No entanto, a descriminalização da maconha não apenas representa uma possibilidade de reduzir a discriminação no sistema de justiça criminal, onde os negros e as comunidades marginalizadas são frequentemente impactados, mas também pode ter efeitos expressivos sobre aqueles que não são usuários da substância.
Um dos principais impactos está na redução dos custos do próprio sistema de justiça criminal. Menos prisões e processos por pequenas infrações de posse de maconha se refletem em substanciais recursos públicos que podem ser economizados. Tais recursos poderiam ser redirecionados para áreas mais essenciais, como educação, saúde e infraestrutura, promovendo maior bem-estar para a população.
Além disso, a descriminalização pode descongestionar um sistema prisional sobrecarregado com detentos, muitos dos quais estão presos devido a crimes relacionados ao porte de pequenas quantidades de maconha. Isso não só alivia a pressão sobre as prisões, mas também permite que as forças policiais e o sistema de justiça concentrem seus esforços em crimes mais graves e violentos.
Com uma abordagem mais direcionada, é possível criar um ambiente mais seguro e focado na resolução de problemas realmente críticos para a população, o que gera maiores perspectivas de desenvolvimento socioeconômico ao longo do tempo.
Contudo, desmantelar traficantes, políticos e policiais corruptos exige mais do que uma simples descriminalização: o debate precisa avançar para a legalização. A legalização criaria um mercado regulado, minando parte da base financeira dos traficantes e tendo o potencial de reduzir a corrupção entre as autoridades que lucram com essa máquina de destruir pessoas.

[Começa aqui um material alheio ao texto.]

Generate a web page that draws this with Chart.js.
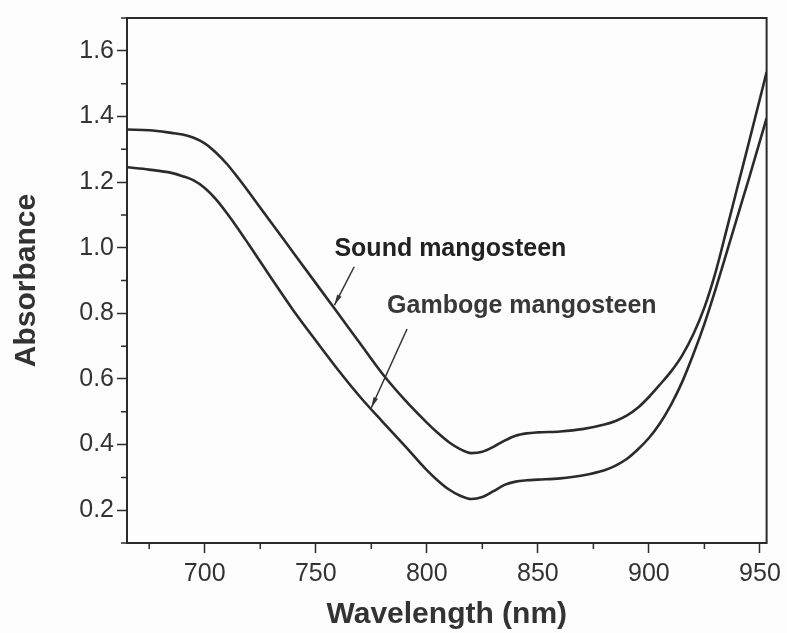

Regulamentar e taxar a venda de maconha permitiria um controle mais eficaz da produção e distribuição, além de gerar receitas para o governo que poderiam ser reinvestidas em programas para reparar as comunidades atingidas pela fracassada guerra às drogas.
Deste modo, embora a descriminalização da maconha seja um importante avanço para uma sociedade forjada na diferença de tratamento, deve-se ter em mente que ela é apenas o começo. Muito mais precisa ser feito para quebrar as barreiras do subdesenvolvimento, do preconceito e das limitações às liberdades individuais. É preciso muito mais para criarmos um ambiente fecundo que permitirá o florescimento das melhores expressões do potencial humano.